Naturally, it could also be some kind of hybrid, using the latter approach for T-Mobile native handsets and the former for externally connected handsets.

I have a SIM card in my laptop, which is billed as one of the lines in my 4-line plan. It's a decent alternative to wifi, and also super useful when I'm computering in the park or whatever. I wonder if I'll be able to use that SIM to receive and respond to text messages on my primary number, or if it'll be necessary to hit some kind of API endpoint, or if it'll be website-only.

This will probably throw a wrench in things like iMessage, Signal, Threema, WhatsApp, etc. I.e., just because you can send a message to an iMessage account that's registered to that phone number, doesn't mean it'll show up on all the devices that can receive texts for that phone number. It attempts to turn phone numbers into nebulous contact points for "a person or a group", rather than addressing a device, but at the same time it takes a typical telco-mindset approach of "our customers will only use the services that we give them".

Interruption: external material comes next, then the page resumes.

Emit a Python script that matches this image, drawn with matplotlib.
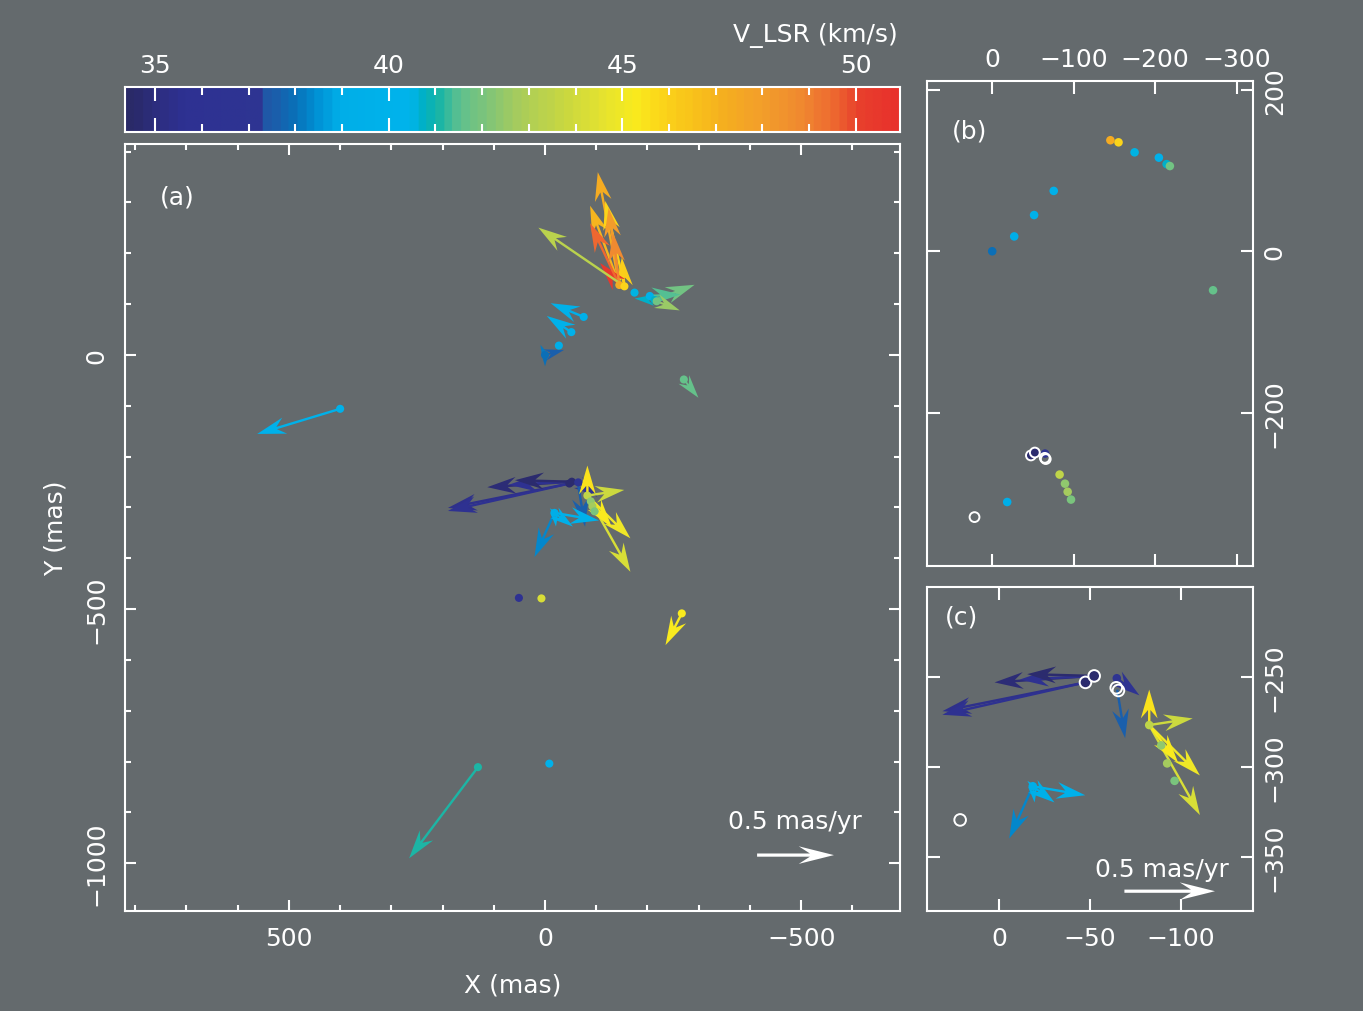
import matplotlib
matplotlib.use("Agg")
import matplotlib.pyplot as plt
import numpy as np
from matplotlib.colors import LinearSegmentedColormap, ListedColormap, Normalize
from matplotlib.ticker import MultipleLocator

# --- maser spots: position (mas) and V_LSR (km/s) ---
spot_x = [-145.0, -155.0, -174.7, -204.5, -214.0, -218.0, -75.5, -51.4, -27.0, 0.0,
          -271.0, -47.5, -52.3, -64.8, -82.7, -89.3, -92.6, -96.7, -18.4,
          400.0, 131.0, -8.4, 51.0, 7.0, -267.0]
spot_y = [137.6, 135.0, 122.6, 116.0, 108.0, 105.6, 74.8, 44.9, 18.4, 0.0,
          -48.3, -253.0, -249.4, -250.7, -276.7, -288.0, -298.0, -307.7, -310.7,
          -106.0, -811.0, -804.0, -478.0, -479.0, -508.5]
spot_v = [47.3, 45.8, 40.6, 39.8, 40.8, 41.8, 39.4, 39.8, 39.0, 37.9,
          41.6, 34.6, 34.6, 36.8, 43.5, 42.3, 42.8, 42.0, 39.1,
          39.6, 41.1, 39.7, 35.8, 44.2, 45.4]

# --- proper motions: origin (mas), V_LSR, mu_x, mu_y (mas/yr) ---
pm_x = [-145.0, -145.0, -155.0, -145.0, -155.0, -145.0, -145.0, -145.0, -155.0,
        -214.0, -214.0, -204.5, -218.0,
        -75.5, -51.4, 0.0, 0.0, 0.0,
        400.0, 131.0, -267.0, -271.0,
        -47.5, -47.5, -52.3, -52.3, -52.3, -64.8, -65.0,
        -82.7, -82.7, -82.7, -82.7, -82.7,
        -18.4, -18.4, -18.4, -18.4, -18.4]
pm_y = [137.6, 137.6, 135.0, 137.6, 135.0, 137.6, 137.6, 137.6, 135.0,
        108.0, 108.0, 116.0, 105.6,
        74.8, 44.9, 0.0, 0.0, 0.0,
        -106.0, -811.0, -508.5, -48.3,
        -253.0, -253.0, -249.4, -249.4, -249.4, -250.7, -257.0,
        -276.7, -276.7, -276.7, -276.7, -276.7,
        -310.7, -310.7, -310.7, -310.7, -310.7]
pm_v = [47.3, 47.0, 45.8, 48.0, 46.0, 50.5, 49.5, 48.8, 43.3,
        40.8, 41.8, 41.5, 42.6,
        39.4, 39.8, 37.9, 38.2, 37.5,
        39.6, 41.1, 45.4, 41.6,
        35.3, 35.6, 34.8, 35.5, 34.6, 36.5, 37.6,
        45.5, 43.8, 45.0, 44.2, 45.3,
        38.4, 39.6, 39.4, 39.5, 39.3]
pm_mux = [0.14, 0.19, 0.125, 0.07, 0.017, 0.125, 0.19, 0.04, 0.56,
          0.13, -0.26, -0.20, -0.15,
          0.215, 0.16, 0.0, 0.03, -0.124,
          0.54, 0.448, 0.106, -0.095,
          0.79, 0.79, 0.55, 0.41, 0.37, -0.125, -0.044,
          0.0, -0.24, -0.28, -0.28, -0.16,
          0.13, -0.29, -0.12, 0.03, -0.01]
pm_muy = [0.74, 0.52, 0.56, 0.505, 0.19, 0.144, 0.405, 0.34, 0.385,
          0.01, 0.10, 0.01, -0.06,
          0.09, 0.106, -0.075, 0.066, 0.033,
          -0.165, -0.598, -0.208, -0.12,
          -0.16, -0.18, -0.036, -0.02, 0.01, -0.095, -0.27,
          0.197, 0.037, -0.28, -0.50, -0.21,
          -0.29, -0.05, -0.09, 0.03, -0.09]

# white circles in the zoomed panels (fill V_LSR, nan = open)
ring_x = [-47.5, -52.3, -64.5, -65.7, 21.7]
ring_y = [-253.0, -249.4, -256.0, -257.5, -329.4]
ring_v = [34.6, 34.6, np.nan, np.nan, np.nan]

# colour table (V_LSR -> colour)
cb_vals = [34.35, 34.9, 35.5, 37.2, 37.35, 37.9, 38.4, 38.9, 40.4, 40.7, 41.0, 41.5,
           42.0, 42.8, 43.8, 44.6, 45.3, 45.8, 46.5, 47.3, 48.0, 49.0, 49.6, 50.2, 50.95]
cb_cols = ["#2a2a68", "#2d2e80", "#2e3192", "#2e3592", "#1f5aa8", "#0a70b8", "#0090d4",
           "#00aee8", "#00b4ec", "#00b0c4", "#14b4a8", "#5cc090", "#7cc47c", "#a8cc5c",
           "#cad840", "#e4e230", "#f9ec1e", "#fcd81a", "#f9c41a", "#f5ae20", "#f3a02a",
           "#f08830", "#ee6a30", "#e8402c", "#e8322c"]

vmin, vmax = cb_vals[0], cb_vals[-1]
pos = [(v - vmin) / (vmax - vmin) for v in cb_vals]
base = LinearSegmentedColormap.from_list("vlsr", list(zip(pos, cb_cols)))
cmap = ListedColormap(base(np.linspace(0, 1, 90)))
norm = Normalize(vmin, vmax)

bg = "#646a6d"
fs = 18
W, H = 1363, 1012

fig = plt.figure(figsize=(W / 100, H / 100), dpi=100, facecolor=bg)
ax_a = fig.add_axes([125 / W, 1 - 912 / H, 775 / W, 767 / H])
cax = fig.add_axes([125 / W, 1 - 133 / H, 775 / W, 45 / H])
ax_b = fig.add_axes([927 / W, 1 - 567 / H, 326 / W, 485 / H])
ax_c = fig.add_axes([927 / W, 1 - 912 / H, 326 / W, 324 / H])


def style(ax, major, minor):
    ax.set_facecolor(bg)
    for s in ax.spines.values():
        s.set_color("white")
        s.set_linewidth(1.5)
    ax.tick_params(which="both", direction="in", colors="white", top=True, right=True,
                   labelsize=fs, width=1.5)
    ax.tick_params(which="major", length=major)
    ax.tick_params(which="minor", length=minor)


def arrows(ax, scale, width):
    u = np.array(pm_mux) * scale
    v = np.array(pm_muy) * scale
    ax.quiver(pm_x, pm_y, u, v, pm_v, cmap=cmap, norm=norm, angles="xy",
              scale_units="xy", scale=1, units="dots", width=width,
              headwidth=7, headlength=12, headaxislength=8.5, zorder=2)


def rings(ax, size):
    fc = [cmap(norm(v)) if np.isfinite(v) else "none" for v in ring_v]
    ax.scatter(ring_x, ring_y, s=size, facecolors=fc, edgecolors="white",
               linewidths=1.4, zorder=4)


def scale_bar(ax, x0, y0, length):
    ax.quiver([x0], [y0], [-length], [0], color="white", angles="xy",
              scale_units="xy", scale=1, units="dots", width=3.2,
              headwidth=5.5, headlength=11, headaxislength=7.5, zorder=5)


# ---------------- panel (a) ----------------
style(ax_a, 8, 4)
arrows(ax_a, 300, 2.4)
ax_a.scatter(spot_x, spot_y, c=spot_v, cmap=cmap, norm=norm, s=34,
             edgecolors="none", zorder=3)
scale_bar(ax_a, -414, -984, 150)
ax_a.text(-488, -917, "0.5 mas/yr", color="white", fontsize=fs, ha="center", va="center")
ax_a.set_xlim(820, -693)
ax_a.set_ylim(-1094, 415)
ax_a.set_xticks([500, 0, -500])
ax_a.set_yticks([0, -500, -1000])
ax_a.xaxis.set_minor_locator(MultipleLocator(100))
ax_a.yaxis.set_minor_locator(MultipleLocator(100))
ax_a.tick_params(axis="x", pad=11)
ax_a.tick_params(axis="y", pad=12)
plt.setp(ax_a.get_yticklabels(), rotation=90, va="center")
ax_a.set_xlabel("X (mas)", color="white", fontsize=fs, labelpad=16)
ax_a.set_ylabel("Y (mas)", color="white", fontsize=fs, labelpad=12)
ax_a.text(0.068, 0.931, "(a)", transform=ax_a.transAxes, color="white",
          fontsize=fs, ha="center", va="center")

# ---------------- colour bar ----------------
grad = np.linspace(vmin, vmax, 512)[None, :]
cax.imshow(grad, aspect="auto", cmap=cmap, norm=norm, extent=[vmin, vmax, 0, 1])
for s in cax.spines.values():
    s.set_color("white")
    s.set_linewidth(1.5)
cax.set_xlim(vmin, vmax)
cax.set_yticks([])
cax.set_xticks([35, 40, 45, 50])
cax.xaxis.set_minor_locator(MultipleLocator(1))
cax.tick_params(which="both", direction="in", colors="white", top=True, bottom=True,
                labeltop=True, labelbottom=False, labelsize=fs, width=1.5, pad=7)
cax.tick_params(which="major", length=10)
cax.tick_params(which="minor", length=6)
fig.text(898 / W, 1 - 35 / H, "V_LSR (km/s)", color="white", fontsize=fs,
         ha="right", va="center")

# ---------------- panel (b) ----------------
style(ax_b, 9, 0)
ax_b.scatter(spot_x, spot_y, c=spot_v, cmap=cmap, norm=norm, s=38,
             edgecolors="none", zorder=3)
rings(ax_b, 50)
ax_b.set_xlim(80, -320)
ax_b.set_ylim(-390, 211)
ax_b.set_xticks([0, -100, -200, -300])
ax_b.set_yticks([200, 0, -200])
ax_b.tick_params(labelbottom=False, labeltop=True, labelleft=False, labelright=True,
                 pad=7)
plt.setp(ax_b.get_yticklabels(), rotation=90, va="center")
ax_b.text(0.132, 0.897, "(b)", transform=ax_b.transAxes, color="white",
          fontsize=fs, ha="center", va="center")

# ---------------- panel (c) ----------------
style(ax_c, 9, 0)
arrows(ax_c, 100, 2.4)
ax_c.scatter(spot_x, spot_y, c=spot_v, cmap=cmap, norm=norm, s=38,
             edgecolors="none", zorder=3)
rings(ax_c, 70)
scale_bar(ax_c, -69, -369, 50)
ax_c.text(-89.5, -356.5, "0.5 mas/yr", color="white", fontsize=fs, ha="center", va="center")
ax_c.set_xlim(40, -140)
ax_c.set_ylim(-380, -200)
ax_c.set_xticks([0, -50, -100])
ax_c.set_yticks([-250, -300, -350])
ax_c.tick_params(labelleft=False, labelright=True, pad=7)
ax_c.tick_params(axis="x", pad=11)
plt.setp(ax_c.get_yticklabels(), rotation=90, va="center")
ax_c.text(0.107, 0.91, "(c)", transform=ax_c.transAxes, color="white",
          fontsize=fs, ha="center", va="center")

fig.savefig("out.png", dpi=100, facecolor=bg)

Ughhhh. I remember when I used one IM client to connect to multiple networks, each with their own naming scheme and friend lists. Now I use multiple IM clients to connect to multiple networks, sharing the same naming scheme and friend lists. They're disguised as SMS, but they're really no different than ICQ. Everyone wants their little slice of global message traffic, and they all try to become the owner of everything. It's completely bogus and I hope that the Wheel Of Messaging turns forward to the "federated" stage quickly.

I wonder if there's another progress-wheel thing that has the stages "person-to-person call" and "station-to-station call". Robotic attendants might get us there, if we can remember how to federate our messaging traffic again.